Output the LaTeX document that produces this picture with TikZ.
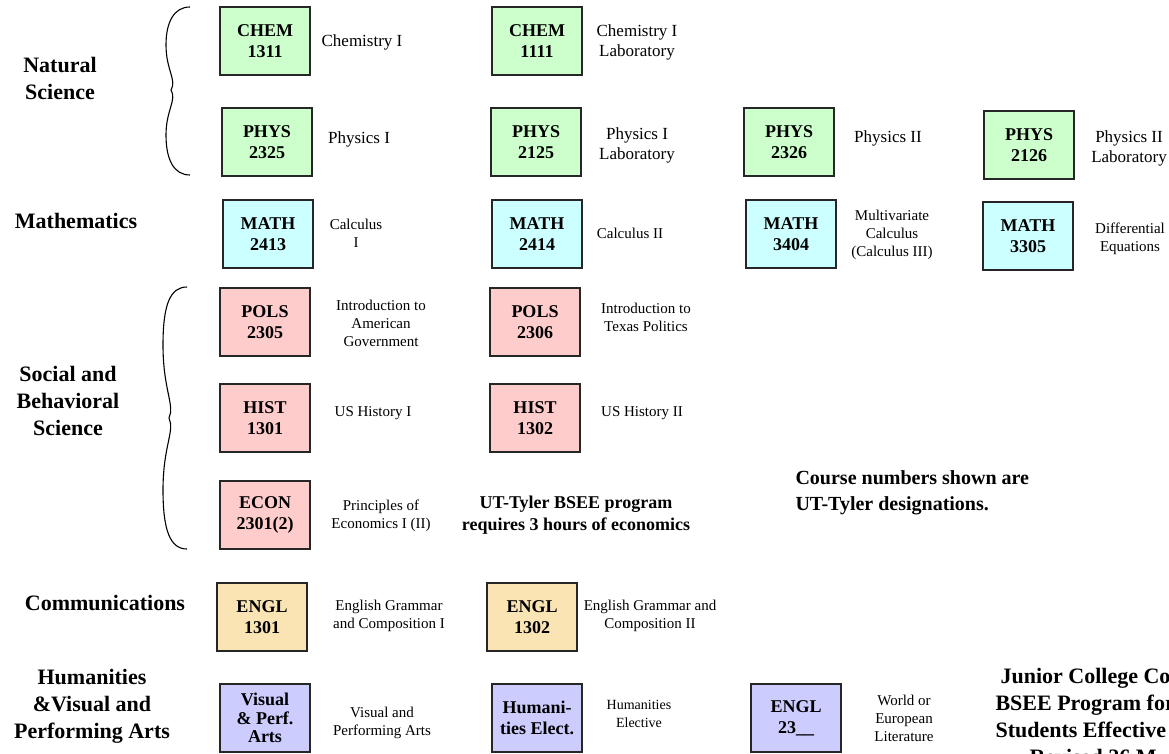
\documentclass[tikz,border=0pt]{standalone}
\usepackage{fontspec}
\setmainfont{Liberation Serif}
\usepackage{tikz}
\definecolor{nat_green}{RGB}{204,255,204}
\definecolor{math_cyan}{RGB}{204,255,255}
\definecolor{soc_pink}{RGB}{255,204,204}
\definecolor{comm_tan}{RGB}{250,228,180}
\definecolor{hum_lilac}{RGB}{204,204,255}

\begin{document}
\begin{tikzpicture}[x=1pt, y=-1pt,
    course/.style={draw=black!85, line width=1.1pt, minimum width=90, minimum height=68,
        inner sep=0pt, align=center, font=\fontsize{18}{21}\selectfont\bfseries},
    natbox/.style={course, fill=nat_green},
    mathbox/.style={course, fill=math_cyan},
    socbox/.style={course, fill=soc_pink},
    commbox/.style={course, fill=comm_tan},
    humbox/.style={course, fill=hum_lilac},
    area/.style={align=center, font=\fontsize{22}{27}\selectfont\bfseries},
    labdesc/.style={align=center, font=\fontsize{17}{20}\selectfont},
    desc/.style={align=center, font=\fontsize{15}{18}\selectfont},
    remark/.style={align=center, font=\fontsize{18}{22}\selectfont\bfseries},
    curly/.style={line width=1.1pt}]
    \useasboundingbox (0,0) rectangle (1169,754);
    \clip (0,0) rectangle (1169,754);

    % Subject areas
    \node[area] (natsci) at (60,78) {Natural\\Science};
    \node[area] (math) at (76,221) {Mathematics};
    \node[area] (socsci) at (68,401) {Social and\\Behavioral\\Science};
    \node[area] (comm) at (105,603) {Communications};
    \node[area] (hum) at (92,706) {Humanities\\\&Visual and\\Performing Arts};

    % Braces
    \draw[curly] (190,7) .. controls (174,7) and (166,22) .. (166,45)
        .. controls (166,70) and (177,80) .. (171,90)
        .. controls (177,100) and (166,110) .. (166,135)
        .. controls (166,160) and (174,175) .. (190,175);
    \draw[curly] (187,287) .. controls (170,287) and (163,305) .. (163,345)
        .. controls (163,390) and (175,405) .. (169,418)
        .. controls (175,431) and (163,446) .. (163,490)
        .. controls (163,530) and (170,549) .. (187,549);

    % Natural science
    \node[natbox] (chem1311) at (265,41) {CHEM\\1311};
    \node[labdesc] (chem1311t) at (362,42) {Chemistry I};
    \node[natbox] (chem1111) at (537,41) {CHEM\\1111};
    \node[labdesc] (chem1111t) at (637,42) {Chemistry I\\Laboratory};
    \node[natbox] (phys2325) at (267,142) {PHYS\\2325};
    \node[labdesc] (phys2325t) at (359,139) {Physics I};
    \node[natbox] (phys2125) at (536,142) {PHYS\\2125};
    \node[labdesc] (phys2125t) at (637,145) {Physics I\\Laboratory};
    \node[natbox] (phys2326) at (789,142) {PHYS\\2326};
    \node[labdesc] (phys2326t) at (888,138) {Physics II};
    \node[natbox] (phys2126) at (1029,145) {PHYS\\2126};
    \node[labdesc] (phys2126t) at (1129,148) {Physics II\\Laboratory};

    % Mathematics
    \node[mathbox] (math2413) at (268,234) {MATH\\2413};
    \node[desc] (math2413t) at (356,233) {Calculus\\I};
    \node[mathbox] (math2414) at (537,234) {MATH\\2414};
    \node[desc] (math2414t) at (630,233) {Calculus II};
    \node[mathbox] (math3404) at (791,234) {MATH\\3404};
    \node[desc] (math3404t) at (892,235) {Multivariate\\Calculus\\(Calculus III)};
    \node[mathbox] (math3305) at (1028,236) {MATH\\3305};
    \node[desc] (math3305t) at (1130,239) {Differential\\Equations};

    % Social and behavioral science
    \node[socbox] (pols2305) at (265,322) {POLS\\2305};
    \node[desc] (pols2305t) at (381,323) {Introduction to\\American\\Government};
    \node[socbox] (pols2306) at (535,322) {POLS\\2306};
    \node[desc] (pols2306t) at (646,317) {Introduction to\\Texas Politics};
    \node[socbox] (hist1301) at (265,418) {HIST\\1301};
    \node[desc] (hist1301t) at (373,413) {US History I};
    \node[socbox] (hist1302) at (535,418) {HIST\\1302};
    \node[desc] (hist1302t) at (642,413) {US History II};
    \node[socbox] (econ2301) at (265,515) {ECON\\2301(2)};
    \node[desc] (econ2301t) at (381,516) {Principles of\\Economics I (II)};
    \node[remark] (econnote) at (576,515) {UT-Tyler BSEE program\\requires 3 hours of economics};
    \node[anchor=west, align=left, font=\fontsize{20}{26}\selectfont\bfseries] (numnote) at (792,493) {Course numbers shown are\\UT-Tyler designations.};

    % Communications
    \node[commbox] (engl1301) at (262,617) {ENGL\\1301};
    \node[desc] (engl1301t) at (389,616) {English Grammar\\and Composition I};
    \node[commbox] (engl1302) at (532,617) {ENGL\\1302};
    \node[desc] (engl1302t) at (650,616) {English Grammar and\\Composition II};

    % Humanities
    \node[humbox, font=\fontsize{18}{18.5}\selectfont\bfseries] (vpa) at (265,718) {Visual\\\& Perf.\\Arts};
    \node[desc] (vpat) at (382,723) {Visual and\\Performing Arts};
    \node[humbox] (humelect) at (537,718) {Humani-\\ties Elect.};
    \node[desc, font=\fontsize{14}{18}\selectfont] (humelectt) at (639,714) {Humanities\\Elective};
    \node[humbox] (engl23) at (796,718) {ENGL\\23\_\_};
    \node[desc] (engl23t) at (904,718) {World or\\European\\Literature};

    % Title (runs off the page)
    \node[anchor=base west, font=\fontsize{22}{27}\selectfont\bfseries] (title1) at (997,683) {Junior College Co};
    \node[anchor=base west, font=\fontsize{22}{27}\selectfont\bfseries] (title2) at (992,710) {BSEE Program for};
    \node[anchor=base west, font=\fontsize{22}{27}\selectfont\bfseries] (title3) at (992,737) {Students Effective};
    \node[anchor=base west, font=\fontsize{22}{27}\selectfont\bfseries] (title4) at (1026,764) {Revised 26 M};
\end{tikzpicture}
\end{document}
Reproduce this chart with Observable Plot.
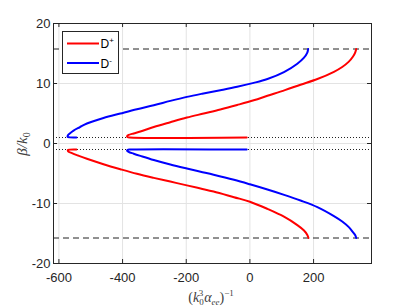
<!DOCTYPE html>
<html><head><meta charset="utf-8">
<script src="https://cdn.jsdelivr.net/npm/d3@7"></script>
<script src="https://cdn.jsdelivr.net/npm/@observablehq/plot@0.6"></script>
<style>html,body{margin:0;padding:0;background:#fff}#chart svg{display:block}</style>
</head><body><div id="chart"></div>
<script>
// ---- data ----
const xTicks = [-600, -400, -200, 0, 200];
const yTicks = [-20, -10, 0, 10, 20];
const xDomain = [-617, 382];
const yDomain = [-20, 20];
const seriesNames = ["D+", "D-"];
const seriesColors = ["#ff0000", "#0000ff"];
const cutoffLines = [15.75, -15.75];   // dashed
const lightLines = [1.0, -1.0];        // dotted

// D+ (red), upper branch: horizontal part near beta/k0 = 1, tip, then rising curve
const dPlusUpper = [[-10, 1.0], [-378, 1.0], [-384, 1.07], [-386, 1.2], [-381, 1.42], [-365, 1.68], [-344, 2.0],
  [-302, 2.75], [-250, 3.55], [-198, 4.32], [-145, 5.0], [-93, 5.67], [-40, 6.42], [12, 7.2], [55, 7.95],
  [110, 8.9], [159, 9.8], [212, 10.75], [264, 11.95], [290, 12.75], [310, 13.6], [324, 14.5], [331, 15.2], [334, 15.75]];
// D+ (red), lower branch
const dPlusLower = [[-545, -1.0], [-566, -1.02], [-572, -1.1], [-571, -1.3], [-559, -1.6], [-540, -2.0],
  [-512, -2.55], [-460, -3.45], [-407, -4.28], [-355, -5.05], [-302, -5.73], [-250, -6.35], [-198, -6.98],
  [-155, -7.5], [-114, -8.0], [-50, -8.95], [0, -9.7], [55, -10.9], [107, -12.2], [149, -13.6], [170, -14.5],
  [180, -15.2], [184, -15.75]];
// D- (blue), upper branch
const dMinusUpper = [[-545, 1.0], [-566, 1.02], [-573, 1.12], [-572, 1.35], [-565, 1.7], [-554, 2.15],
  [-535, 2.7], [-512, 3.33], [-460, 4.25], [-407, 5.0], [-355, 5.72], [-302, 6.38], [-250, 7.1], [-198, 7.77],
  [-150, 8.3], [-93, 8.88], [-40, 9.45], [12, 10.1], [55, 10.75], [107, 11.9], [149, 13.3], [170, 14.3],
  [180, 15.1], [183, 15.75]];
// D- (blue), lower branch
const dMinusLower = [[-10, -1.0], [-378, -1.0], [-384, -1.05], [-386, -1.15], [-381, -1.4], [-365, -1.7],
  [-344, -2.06], [-302, -2.75], [-250, -3.5], [-198, -4.17], [-155, -4.7], [-114, -5.2], [-50, -6.05], [0, -6.8],
  [55, -7.67], [110, -8.6], [159, -9.5], [212, -10.6], [264, -12.1], [290, -13.0], [310, -13.9], [324, -14.8],
  [331, -15.3], [334, -15.75]];

const branches = [
  {series: "D+", pts: dPlusUpper},
  {series: "D+", pts: dPlusLower},
  {series: "D-", pts: dMinusUpper},
  {series: "D-", pts: dMinusLower}
];
const curveData = branches.flatMap((b, i) => b.pts.map(([x, y]) => ({branch: i, series: b.series, x, y})));

// ---- chart ----
const axisColor = "#262626";
const chart = Plot.plot({
  width: 409, height: 307,
  marginLeft: 53, marginRight: 38, marginTop: 23, marginBottom: 44,
  x: {domain: xDomain},
  y: {domain: yDomain},
  color: {domain: seriesNames, range: seriesColors},
  style: {fontFamily: "'Liberation Sans', Arial, Helvetica, sans-serif", fontSize: "13px", color: axisColor, background: "#fff"},
  marks: [
    Plot.gridX(xTicks, {stroke: "#e3e3e3", strokeOpacity: 1}),
    Plot.gridY(yTicks, {stroke: "#e3e3e3", strokeOpacity: 1}),
    Plot.ruleY(lightLines, {stroke: "#222", strokeDasharray: "1,2"}),
    Plot.ruleY(cutoffLines, {stroke: "#222", strokeDasharray: "6,4"}),
    Plot.line(curveData, {x: "x", y: "y", z: "branch", stroke: "series", strokeWidth: 2, curve: "catmull-rom"}),
    Plot.frame({stroke: axisColor}),
    // inward tick marks on all four sides
    Plot.ruleX(xTicks, {x: d => d, y1: yDomain[0], y2: yDomain[0], insetTop: -4, stroke: axisColor}),
    Plot.ruleX(xTicks, {x: d => d, y1: yDomain[1], y2: yDomain[1], insetBottom: -4, stroke: axisColor}),
    Plot.ruleY(yTicks, {y: d => d, x1: xDomain[0], x2: xDomain[0], insetRight: -4, stroke: axisColor}),
    Plot.ruleY(yTicks, {y: d => d, x1: xDomain[1], x2: xDomain[1], insetLeft: -4, stroke: axisColor}),
    Plot.axisX(xTicks, {tickSize: 0, tickPadding: 9, label: null, tickFormat: d => String(d).replace("−", "-")}),
    Plot.axisY(yTicks, {tickSize: 0, tickPadding: 3, label: null, tickFormat: d => String(d).replace("−", "-")})
  ]
});
document.getElementById("chart").appendChild(chart);

// ---- axis labels (math-style) and legend ----
const svg = d3.select(chart);
const serif = "'Liberation Serif', 'DejaVu Serif', serif";
const labelColor = "#404040";

// x label: (k0^3 α_ee)^-1
const xl = svg.append("text").attr("x", 211).attr("y", 302).attr("text-anchor", "middle")
  .attr("font-family", serif).attr("font-size", 14).attr("fill", labelColor);
xl.append("tspan").text("(");
xl.append("tspan").attr("font-style", "italic").text("k");
xl.append("tspan").attr("font-size", 9).attr("dy", 3).text("0");
xl.append("tspan").attr("font-size", 9).attr("dx", -5).attr("dy", -9).text("3");
xl.append("tspan").attr("font-style", "italic").attr("dx", 1).attr("dy", 6).text("α");
xl.append("tspan").attr("font-style", "italic").attr("font-size", 9).attr("dy", 3).text("ee");
xl.append("tspan").attr("dy", -3).text(")");
xl.append("tspan").attr("font-size", 9).attr("dy", -6).text("−1");

// y label: β/k0
const yl = svg.append("text").attr("transform", "translate(27,144) rotate(-90)").attr("text-anchor", "middle")
  .attr("font-family", serif).attr("font-size", 15).attr("fill", labelColor);
yl.append("tspan").attr("font-style", "italic").text("β/k");
yl.append("tspan").attr("font-size", 10).attr("dy", 3).text("0");

// legend
const lg = svg.append("g").attr("text-anchor", "start");
lg.append("rect").attr("x", 62.5).attr("y", 31.5).attr("width", 56).attr("height", 42)
  .attr("fill", "#fff").attr("stroke", axisColor).attr("stroke-width", 1);
seriesNames.forEach((name, i) => {
  const y = 43.5 + i * 19.5;
  lg.append("line").attr("x1", 67).attr("x2", 99).attr("y1", y).attr("y2", y)
    .attr("stroke", seriesColors[i]).attr("stroke-width", 2);
  const t = lg.append("text").attr("x", 100.5).attr("y", y + 4.5).attr("text-anchor", "start")
    .attr("font-family", "'Liberation Sans', Arial, sans-serif").attr("font-size", 12).attr("fill", "#000");
  t.append("tspan").text(name[0]);
  t.append("tspan").attr("font-size", 8).attr("dy", -5).text(name.slice(1));
});
</script>
</body></html>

....................

### DESCRIPTION OF THE TASK
Above are some records; extract exactly the lines from the one containing "Reproduce this chart with Observable Plot." through the one containing "const lightLines = [1.0, -1.0];" and drop the pictures.

### SOLUTION TO THIS PROBLEM
Reproduce this chart with Observable Plot.
<!DOCTYPE html>
<html><head><meta charset="utf-8">
<script src="https://cdn.jsdelivr.net/npm/d3@7"></script>
<script src="https://cdn.jsdelivr.net/npm/@observablehq/plot@0.6"></script>
<style>html,body{margin:0;padding:0;background:#fff}#chart svg{display:block}</style>
</head><body><div id="chart"></div>
<script>
// ---- data ----
const xTicks = [-600, -400, -200, 0, 200];
const yTicks = [-20, -10, 0, 10, 20];
const xDomain = [-617, 382];
const yDomain = [-20, 20];
const seriesNames = ["D+", "D-"];
const seriesColors = ["#ff0000", "#0000ff"];
const cutoffLines = [15.75, -15.75];   // dashed
const lightLines = [1.0, -1.0];        // dotted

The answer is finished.